January 18, 2022

WHAT WE LOST:

Someone Finally Remembered William Dawson's 'Negro Folk Symphony' (Tom Huizenga, 6/26/20, NPR: All Things Considered)

On Nov. 20, 1934, a brand new symphony brought a Carnegie Hall audience to its feet. The concert featured the Philadelphia Orchestra, led by its star conductor Leopold Stokowski. The music was the Negro Folk Symphony, by the 35-year-old African American composer William Dawson. He was called back to the stage several times to take bows after his symphony ended.

Stokowski conducted four back-to-back performances of the piece, one of which was nationally broadcast by CBS radio. One New York critic called it "the most distinctive and promising American symphonic proclamation which has so far been achieved." Olin Downes, writing in The New York Times, noted: "This music has dramatic feeling, a racial sensuousness and directness of melodic speech."

The immediate success should have made Dawson a household name and buoyed him to write more symphonic works. But after just a handful of performances over the next 18 months, the symphony inexplicably dropped off the radar, and Dawson never wrote another. After decades of neglect, a new recording of the Negro Folk Symphony has finally been released this week, performed by the ORF Vienna Radio Symphony Orchestra.

The three-movement piece is emotionally charged and rigorously constructed.
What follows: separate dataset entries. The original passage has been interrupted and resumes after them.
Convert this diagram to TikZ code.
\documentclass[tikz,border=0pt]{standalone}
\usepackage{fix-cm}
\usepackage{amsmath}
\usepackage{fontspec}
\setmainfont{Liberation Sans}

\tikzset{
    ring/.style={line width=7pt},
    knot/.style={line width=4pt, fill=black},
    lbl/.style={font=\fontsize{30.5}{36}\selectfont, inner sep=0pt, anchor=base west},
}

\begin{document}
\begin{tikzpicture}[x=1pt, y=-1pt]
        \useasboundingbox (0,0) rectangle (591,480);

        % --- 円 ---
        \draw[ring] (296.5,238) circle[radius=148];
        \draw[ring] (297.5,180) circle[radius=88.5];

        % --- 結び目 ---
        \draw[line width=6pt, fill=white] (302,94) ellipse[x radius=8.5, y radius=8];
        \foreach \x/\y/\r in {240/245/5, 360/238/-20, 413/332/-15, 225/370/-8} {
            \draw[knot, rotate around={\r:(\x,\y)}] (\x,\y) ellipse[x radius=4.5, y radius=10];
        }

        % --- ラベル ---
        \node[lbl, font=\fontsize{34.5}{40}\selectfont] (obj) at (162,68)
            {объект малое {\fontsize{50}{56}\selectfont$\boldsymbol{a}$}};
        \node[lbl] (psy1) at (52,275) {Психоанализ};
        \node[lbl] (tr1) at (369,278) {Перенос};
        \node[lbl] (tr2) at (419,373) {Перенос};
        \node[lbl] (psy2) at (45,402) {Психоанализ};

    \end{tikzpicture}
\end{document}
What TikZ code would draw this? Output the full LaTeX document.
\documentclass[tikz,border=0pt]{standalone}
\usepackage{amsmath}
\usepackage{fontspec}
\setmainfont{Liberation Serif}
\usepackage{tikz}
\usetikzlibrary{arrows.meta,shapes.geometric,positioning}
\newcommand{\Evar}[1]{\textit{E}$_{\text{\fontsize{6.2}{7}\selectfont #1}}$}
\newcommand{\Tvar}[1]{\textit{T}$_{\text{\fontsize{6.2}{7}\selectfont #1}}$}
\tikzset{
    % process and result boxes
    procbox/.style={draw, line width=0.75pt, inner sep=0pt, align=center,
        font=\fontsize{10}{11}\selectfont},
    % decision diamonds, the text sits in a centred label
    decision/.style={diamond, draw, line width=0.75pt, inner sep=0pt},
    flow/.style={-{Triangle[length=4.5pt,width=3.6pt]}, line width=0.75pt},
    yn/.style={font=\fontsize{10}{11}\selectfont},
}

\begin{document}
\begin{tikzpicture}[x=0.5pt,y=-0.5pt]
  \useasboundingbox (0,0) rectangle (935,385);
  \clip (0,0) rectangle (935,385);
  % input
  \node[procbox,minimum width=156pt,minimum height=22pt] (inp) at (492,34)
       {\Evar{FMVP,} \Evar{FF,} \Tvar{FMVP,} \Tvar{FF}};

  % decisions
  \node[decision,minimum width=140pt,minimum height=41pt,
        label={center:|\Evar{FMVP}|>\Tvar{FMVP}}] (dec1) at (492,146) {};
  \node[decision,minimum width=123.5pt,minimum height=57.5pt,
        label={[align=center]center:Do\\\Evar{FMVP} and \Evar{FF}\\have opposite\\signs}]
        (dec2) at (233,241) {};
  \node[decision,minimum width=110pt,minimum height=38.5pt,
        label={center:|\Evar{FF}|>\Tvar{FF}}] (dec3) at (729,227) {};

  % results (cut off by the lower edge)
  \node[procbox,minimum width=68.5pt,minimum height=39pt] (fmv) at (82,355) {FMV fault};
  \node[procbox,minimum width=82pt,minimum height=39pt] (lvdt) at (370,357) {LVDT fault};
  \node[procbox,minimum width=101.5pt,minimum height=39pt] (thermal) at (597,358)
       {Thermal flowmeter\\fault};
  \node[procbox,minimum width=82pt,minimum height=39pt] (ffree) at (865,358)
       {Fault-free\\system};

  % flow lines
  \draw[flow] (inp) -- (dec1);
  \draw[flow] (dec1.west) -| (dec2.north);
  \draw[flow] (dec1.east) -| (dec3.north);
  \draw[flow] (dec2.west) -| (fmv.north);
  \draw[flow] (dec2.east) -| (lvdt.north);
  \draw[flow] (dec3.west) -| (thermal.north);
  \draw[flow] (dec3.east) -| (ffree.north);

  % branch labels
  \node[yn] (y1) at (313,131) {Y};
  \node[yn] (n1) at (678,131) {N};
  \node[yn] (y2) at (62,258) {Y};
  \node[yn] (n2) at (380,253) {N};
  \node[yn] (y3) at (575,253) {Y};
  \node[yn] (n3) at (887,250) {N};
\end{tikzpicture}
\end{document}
Dawson said he wasn't out to imitate Beethoven or Brahms, but wanted those who heard it to know that it was "unmistakably not the work of a white man." He found inspiration for the piece in traditional spirituals, which he preferred to call "Negro folk-music."

"The themes are taken from what are popularly known as Negro Spirituals," Dawson wrote for the program notes of the Carnegie Hall performance. "In this composition, the composer has employed three themes taken from typical melodies over which he has brooded since childhood, having learned them at his mother's knee."

In an article published in the Journal of the Society for American Music, Gwynne Kuhner Brown, professor of Music History and Music Theory at the University of Puget Sound, notes that Dawson didn't simply build his symphony by quoting singable melodies from spirituals. "The themes are handled with such virtuosic flexibility of rhythm and timbre that each movement seems to evolve organically," she writes, adding that Dawson offers a "persuasive musical bridge between the 'Negro Folk' and the 'Symphony.'"

William Levi Dawson was born in 1899, in Alabama. At age 13, he ran away from home to the Tuskegee Institute, where he studied music, wrote his first pieces and graduated in 1921. Ten years later, after earning a master's degree, he returned to the historically Black institution to launch its music school, while making its choir internationally famous, singing his arrangements of spirituals.